Teatro.Online ha intervistato Francesco Leschiera, regista dello spettacolo.
“Che cosa le è piaciuto tanto di quest’opera di Cechov?”
“Mi è piaciuta molto la contemporaneità che trovo sempre nelle opere di Cechov, soprattutto in Zio Vanja. Nei personaggi di Zio Vanja c’è una contemporaneità disarmante. E’ un classico scritto cent’anni fa ma che ha una collocazione anche nella società di oggi. Quello che mi è piaciuto è proprio questa rinuncia a vivere da parte di tutti i personaggi, cosa che vedo molto nella società contemporanea”.
“In che cosa sta la debolezza di Vanja?”
“Credo che stia appunto nella rinuncia a vivere, nel non avere quella forza di cambiare un destino. Credo che tutti noi siamo vittime di noi stessi e delle nostre scelte. In questo caso Vanja rinuncia, credo per mancanza di coraggio, a cercare di cambiare qualcosa in questa vita che conduce”.
“Perché questi personaggi non vivono e sono privi di emozioni?”
“Non credo che siano privi di emozioni.

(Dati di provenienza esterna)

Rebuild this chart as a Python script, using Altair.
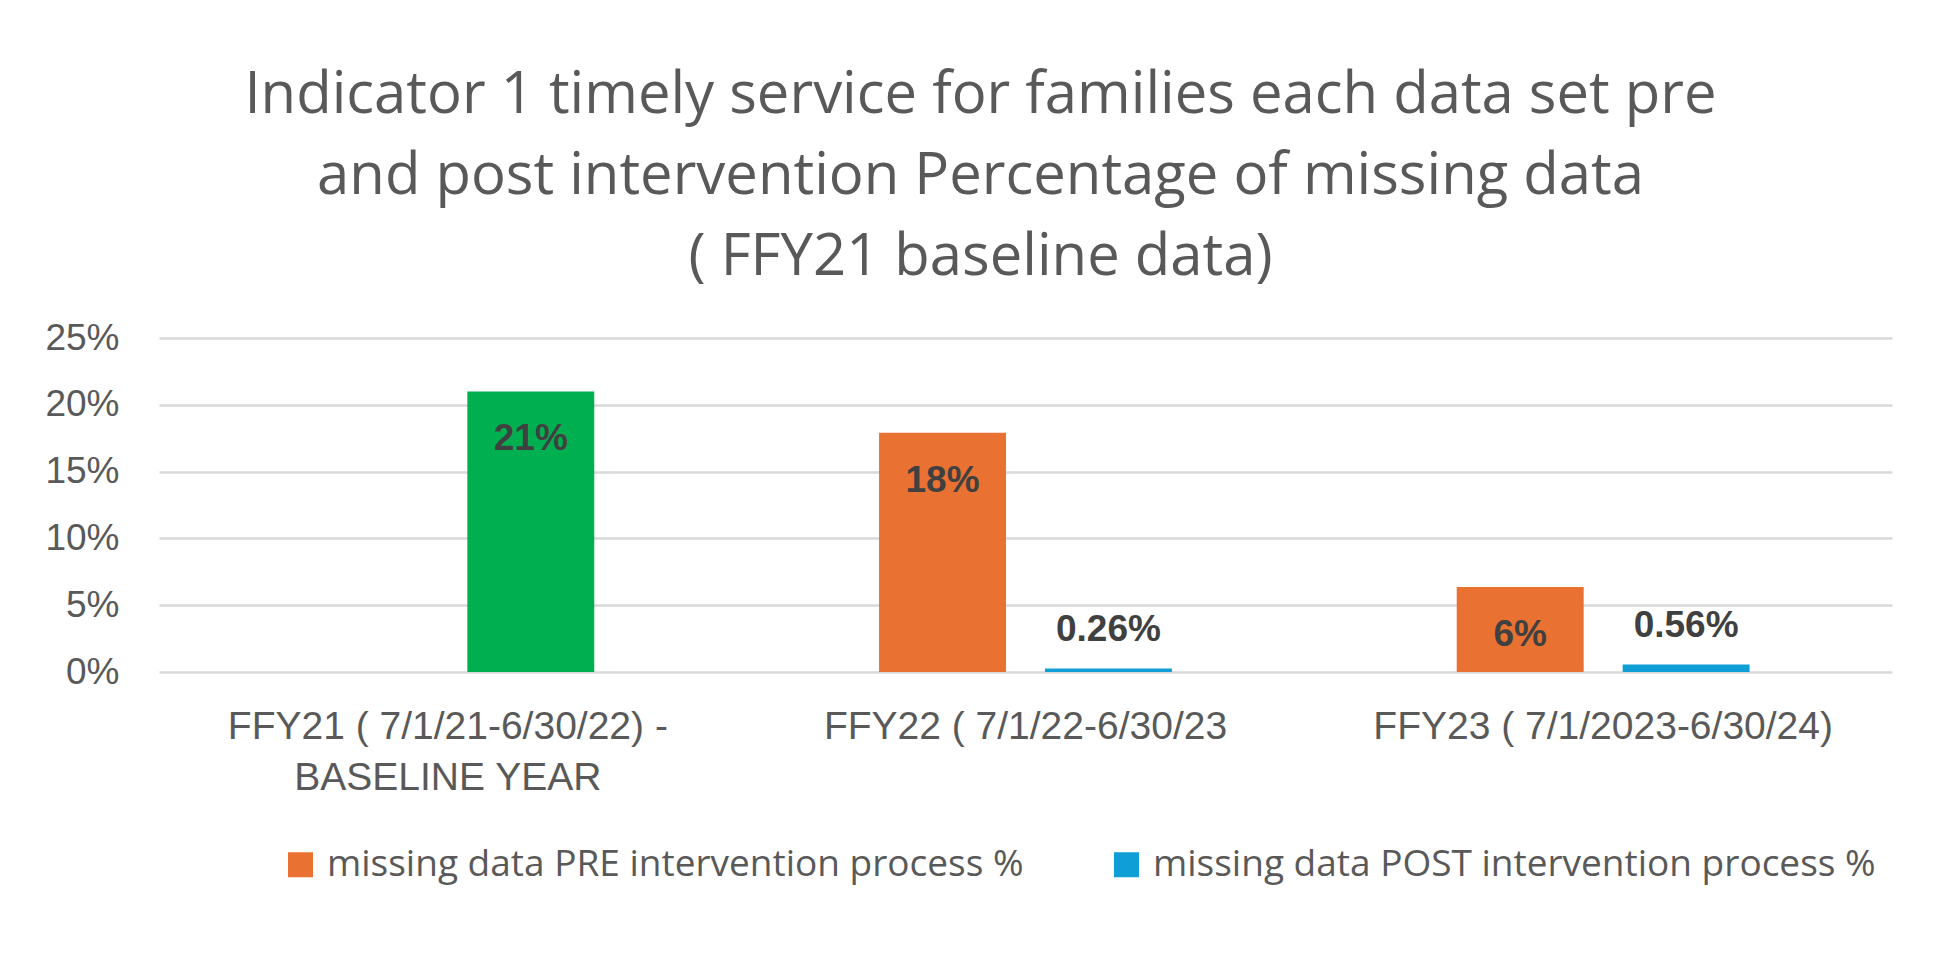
import altair as alt
import pandas as pd

categories = [
    "FFY21 ( 7/1/21-6/30/22) -\nBASELINE YEAR",
    "FFY22 ( 7/1/22-6/30/23",
    "FFY23 ( 7/1/2023-6/30/24)",
]
series_names = [
    "missing data PRE intervention process %",
    "missing data POST intervention process %",
]
pre_values = [None, 0.179, 0.0636]
post_values = [0.21, 0.0026, 0.0056]
pre_labels = [None, "18%", "6%"]
post_labels = ["21%", "0.26%", "0.56%"]
baseline_key = "baseline year"

rows = []
for i, cat in enumerate(categories):
    if pre_values[i] is not None:
        rows.append(dict(cat=cat, series=series_names[0], colorkey=series_names[0],
                         value=pre_values[i], label=pre_labels[i], inside=True))
    ck = baseline_key if i == 0 else series_names[1]
    rows.append(dict(cat=cat, series=series_names[1], colorkey=ck,
                     value=post_values[i], label=post_labels[i], inside=(i == 0)))
df = pd.DataFrame(rows)

x_enc = alt.X("cat:N", sort=categories, title=None,
              scale=alt.Scale(paddingInner=0.493, paddingOuter=0.2465),
              axis=alt.Axis(labelAngle=0, labelFont="Liberation Sans", labelFontSize=39,
                            labelColor="#595959", labelPadding=35, labelLineHeight=51,
                            labelExpr="split(datum.label, '\\n')", labelLimit=700,
                            ticks=False, domain=False, grid=False, labelBaseline="top"))
xoff = alt.XOffset("series:N", sort=series_names,
                   scale=alt.Scale(domain=series_names, paddingInner=0.235, paddingOuter=0))

base = alt.Chart(df)

bars = base.mark_bar().encode(
    x=x_enc,
    xOffset=xoff,
    y=alt.Y("value:Q", title=None,
            scale=alt.Scale(domain=[0, 0.25], nice=False),
            axis=alt.Axis(format="0%", values=[0, 0.05, 0.10, 0.15, 0.20, 0.25],
                          labelFont="Liberation Sans", labelFontSize=37, labelColor="#595959",
                          labelPadding=40, ticks=False, domain=False,
                          gridColor="#d9d9d9", gridWidth=2.5)),
    color=alt.Color("colorkey:N",
                    scale=alt.Scale(domain=series_names + [baseline_key],
                                    range=["#E97132", "#0F9ED5", "#00B050"]),
                    legend=alt.Legend(values=series_names, title=None, orient="none",
                                      direction="horizontal", columns=2,
                                      legendX=123, legendY=508,
                                      symbolType="square", symbolSize=625,
                                      symbolStrokeWidth=0, symbolOffset=0,
                                      labelFont="Open Sans", labelFontSize=37,
                                      labelColor="#595959", labelLimit=900,
                                      columnPadding=84, labelOffset=8)),
)

inside_text = base.transform_filter("datum.inside").mark_text(
    font="Liberation Sans", fontSize=37, fontWeight="bold", color="#404040",
    baseline="middle", dy=48
).encode(x=alt.X("cat:N", sort=categories), xOffset=xoff, y="value:Q", text="label:N")

outside_text = base.transform_filter("!datum.inside").mark_text(
    font="Liberation Sans", fontSize=37, fontWeight="bold", color="#404040",
    baseline="middle", dy=-39
).encode(x=alt.X("cat:N", sort=categories), xOffset=xoff, y="value:Q", text="label:N")

chart = alt.layer(bars, inside_text, outside_text).properties(
    width=1733, height=334,
    background="white",
    title=alt.TitleParams(
        text=["Indicator 1 timely service for families each data set pre",
              "and post intervention Percentage of missing data",
              "( FFY21 baseline data)"],
        font="Open Sans", fontSize=58, fontWeight="normal", color="#595959",
        lineHeight=81, anchor="middle", frame="group", dx=-45, offset=32),
    padding={"left": 151, "top": 330, "right": 40, "bottom": 290},
    autosize=alt.AutoSizeParams(type="none"),
).configure_view(stroke=None)

chart.save("out.html", embed_options={"renderer": "svg", "actions": False})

Anzi, loro vivono molto interiormente. Il lavoro che io ho fatto con gli attori è stato anche un lavoro sugli animali, proprio perché loro sono istintivi. Quindi vivono molto di pancia, non di testa. Non è un dramma psicologico, è un dramma di pancia. Loro vivono di pancia tutte queste emozioni, però non riescono ad andare oltre. Subiscono le difficoltà della vita”.
“E’ il timore del cambiamento che li rende incapaci di fare delle scelte?”
“Certo. E’ il timore del cambiamento perché credo che a tutti il cambiamento faccia in qualche modo paura. Molte volte questa paura diventa più forte del coraggio di uscire da una determinata situazione. Per questo parlo di contemporaneità. Secondo me è un male molto diffuso nella società di oggi”.